La "convergence des luttes" est-elle en marche ? Malgré la répression, la contestation s’installe dans la durée et gagne en intensité. Aux côtés de Nuit debout, des étudiants et lycéens, de nouveaux secteurs entrent en action.
Le recours à l’article 49-3 de la Constitution n’a pas mis un coup d’arrêt au mouvement social contre la loi El-Khomri, bien au contraire. Jeudi 19 mai, septième journée nationale de mobilisation depuis le 9 mars, les cortèges étaient bien fournis [1] un peu partout en France, plus que lors des deux journées précédentes, et les participants ont affiché une détermination renforcée par l’inflexibilité du pouvoir.
Aux côtés des étudiants et lycéens, toujours aussi actifs, et du mouvement Nuit debout qui persiste à occuper les places, la nouveauté de la semaine est venue des grèves et actions de blocages menées par les salariés dans plusieurs secteurs stratégiques de l’économie, et qui promettent de s’inscrire dans la durée.Le tournant fait notamment suite à un durcissement de la position de la CGT, mise sous pression par sa base et excédée par le recours au 49-3. La centrale de Montreuil était jusqu’ici restée plus mesurée, au regard des mouvements de jeunesse et du syndicat Solidaires qui appelaient à une généralisation des grèves reconductibles depuis plusieurs semaines.
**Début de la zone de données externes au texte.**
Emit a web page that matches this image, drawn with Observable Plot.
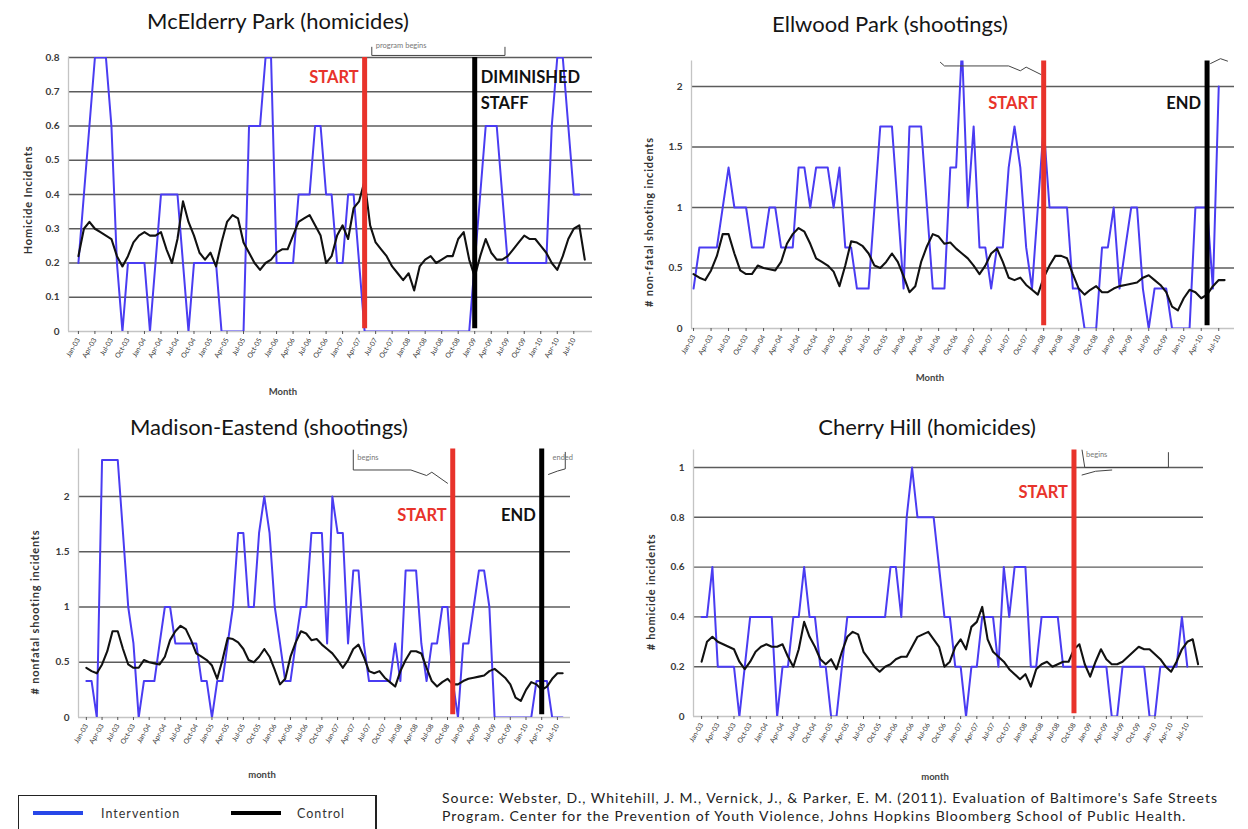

Suivant un appel conjoint de la CGT Transports et de Force ouvrière (FO), les routiers sont entrés en action à partir du 16 mai, participant à de nombreuses actions de blocage un peu partout sur le territoire, en particulier sur des sites industriels, des raffineries et des dépôts de carburant.
Dans les raffineries, « plus vite et plus fort qu’en 2010 » ?
Dans certaines villes comme Le Havre, place forte du mouvement syndical bloquée durant plusieurs jours, ou Saint-Nazaire, des actions ont été menées avec les salariés des ports et des docks, très remontés eux-aussi. Une première série de grèves et de blocages ont visé les raffineries et dépôts pétroliers, entraînant des mesures de rationnement du carburant dans une dizaine de départements. Vendredi, la CGT-Pétrole entendait durcir encore le mouvement, appelant « à ce que les raffineries arrêtent leurs installations de production de produits pétroliers ». Le mouvement semble prendre rapidement, « plus vite et plus fort qu’en 2010 » selon Sébastien Varagnol, responsable CGT sur le site pétrochimique de Lavéra dans le Sud-Est de la France, joint par Regards.De fait, dans le courant du week-end, les salariés des raffineries de Gonfreville-l’Orcher près du Havre, de Feyzin près de Lyon et de Donges en Loire-Atlantique avaient voté l’arrêt des installations, un processus qui prendra plusieurs jours [2]. Toujours près du Havre, la raffinerie ExxonMobil de Notre-Dame-de-Gravenchon était bloquée en fin de semaine, tandis que celle de Grandpuits en Seine-et-Marne a stoppé ses expéditions, de même que deux des trois raffineries du site pétrochimique de l’étang de Berre près de Marseille, où le personnel est en grève et sur le point, là-aussi, de stopper les installations. Ce sont donc, au total, au moins cinq des huit raffineries françaises qui sont aujourd’hui engagées sur la voie d’un arrêt de leur production. « On ira jusqu’à la pénurie », prévient Sébastien Varagnol.
Les cheminots en embuscade
Les regards sont aussi tournés vers le mouvement des cheminots, mobilisés contre une réforme globale des conditions de travail de leur secteur, mais aussi contre la loi travail. Étudiants, lycéens et militants de Nuit debout appellent à une "convergence des luttes" depuis plusieurs semaines, comptent beaucoup sur une éventuelle entrée en grève reconductible des agents de la SNCF, et leur ont signifié leur soutien par plusieurs actions communes. Les cheminots ont bel et bien franchi un cap cette semaine, avec le préavis de grève déposé par la fédération CGT du secteur, appelant les agents à débrayer 48 heures par semaine, chaque mercredi et chaque jeudi.